Yosef Hayim Yerushalmi, Zakhor. Histoire et mémoire juive, 1982, Gallimard tel, 2008, p. 25-27.


 

  "Nous voulions justement vous poser une question sur le rapport écriture-déportation, parce que, évidemment, quand on écrit, on ne relate pas toute son expérience : on trie, on sélectionne, on organise, on fait un travail d'hommes de lettres, d'écrivain, Alors qu'avez-vous éliminé dans vos écrits ? que vous rappelez-vous avoir choisi de laisser de côté ?

  Je n'ai pas fait un choix conscient, j'ai cherché alors à transcrire les choses les plus pénibles, les plus pesantes, les plus lourdes, et les plus importantes [...] Il me semblait que le thème de l'indignation devait prévaloir, c'était un témoignage, presque de nature juridique, et j'entendais en faire un acte d'accusation non dans un but de représailles, de vengeance, de punition, mais en tant que témoignage, et pour cette raison certains sujets me semblaient alors marginaux [...]. Même si on ne le veut pas, un portrait écrit ne reproduit pas la personne el il faut tenir compte de facteurs complexes comme l'insuffisance de notre mémoire, notre tendance à l'idéalisation inconsciente dans le bien ou dans le mal, à l'idéalisation consciente également, car quelque fois on prend une personne et on veut en faire un personnage, n'est-ce pas ? [ ...] Celui qui a écrit Si c'est un homme n'était pas un écrivain, au sens habituel du terme, c'est-à-dire qu'il ne se proposait pas un succès littéraire, il n'avait ni l'illusion ni l'ambition de faire un bel ouvrage […].

  Je suis allé à Mauthausen fin septembre, pour la manifestation de la paix ; il y avait des enfants des écoles et je dirais que non seulement leur intérêt, mais aussi leur perception de la réalité des camps de concentration était très vive. Ils ont été très marqués. Je crois que la transmission des témoignages est toujours importante. Vous avez marqué toute une génération d'une façon positive, par un engagement dans la société qui ensuite ne s'est jamais renié.

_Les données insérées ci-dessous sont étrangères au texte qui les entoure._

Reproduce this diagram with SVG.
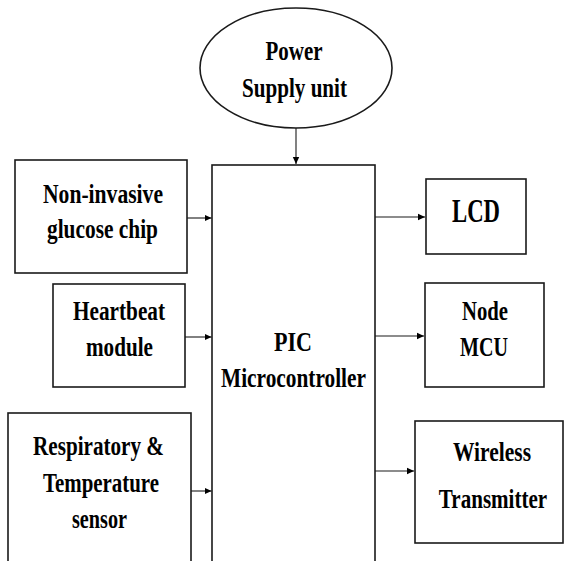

  Vous touchez ici un point sensible. Il se peut que ce soit ma faute si je ne vais plus volontiers dans les écoles. D'un côté, je l'avoue, je suis las de m'entendre toujours poser les mêmes questions. D'un autre côté, j'ai l'impression que mon langage est devenu insuffisant, que je parle une langue différente. Et puis, je dois avouer que j'ai été touché au vif par une des dernières expériences que j'ai faites dans une école, où deux enfants, deux frères, m'ont lancé d'un ton sans réplique : « Pourquoi venez-vous encore nous raconter votre histoire, quarante après, après le Viêt-nam, après les camps de Staline, la Corée, après tout cela... pourquoi ? », Et je dois dire que je suis resté bouche bée, sans voix, poussé dans mes retranchements, dans ma condition de rescapé à tout prix, et j'ai répondu que je parlais ce que j'avais vu et que si j'avais été au Viêt-nam, j'aurais raconté la guerre du Viêt-nam, que si j'avais été au goulag sous Staline, j'aurais raconté les camps de Staline, mais j'al bien saisi la faiblesse de mes arguments. Je crains de tomber dans le panégyrique, comme il arrive souvent. C'est-à-dire de privilégier ma propre expérience face aux autres, tout en ayant la conscience de vivre dans un monde en mutation rapide, en progrès dans un sens, en régression dans un autre ; et ces collégiens d'aujourd'hui qui utilisent des ordinateurs avec la plus grande désinvolture, qui connaissent, qui apprennent de la télévision des choses que moi je n'ai jamais apprises, me mettent dans l'embarras. J'éprouve, j'avoue que j'éprouve un sentiment d'infériorité par rapport à eux, même si je sais que j'ai dit des choses importantes, si je n'ai aucune hésitation, aucun doute sur la valeur de mes livres, mais j'ai l'impression qu'ils sont vieux, qu'ils ont vieilli. Une autre impression, plus récente, est celle-ci : j'ai reçu beaucoup de lettres, J'en reçois en moyenne une ou deux par jour ; elles sont presque toutes de nature reli­gieuse. On me demande, à moi qui suis ouvertement laïc, si Dieu existe, et si oui, pourquoi il a permis ces horreurs et pourquoi il en permet d'autres, et cela me met mal à l'aise et je ne peux que donner la répons d'un laïc : le monde est livré au hasard, il n'y a pas de maître, il n'y a pas de chef. Mais le besoin d'un Dieu paternel me semble, à ma grande épouvante, aller crois­sante, même à l'école."

 

Primo Lévi, Le Devoir de mémoire, entretien avec Anna Bravo et Federico Cereja (27 janvier 1983), tr. fr. Joël Gayrand, Éditions Mille et une Nuits, 1995, p. 23-26 et p. 37-38.


 

  "Plutôt que de parler de « devoir de mémoire » élastique et inconsistant à force d'être galvaudé, il convient de proclamer un devoir de connaissance, qui est en même temps un devoir de vérité. C'est pourquoi le véritable travail de mémoire consiste en premier lieu à analyser de manière rationnelle, critique, scientifique, le phénomène étudié – ici, les génocides – puis à le mémoriser en vue d'en transmettre la réalité et le sens. [...] Sans cette approche rigoureuse, seule capable de construire une mémoire solide et vraie, on ne fabriquera en effet que des mémoires divagantes, entachées d'erreurs, d'affabulations et de mythes, et par là aisément instrumentalisées et manipulées."

 

François Bédarida, "Un siècle de génocide : le devoir de connaissance", in Travail de mémoire, 1914-1998, Éd. Autrement, 1999, p. 114.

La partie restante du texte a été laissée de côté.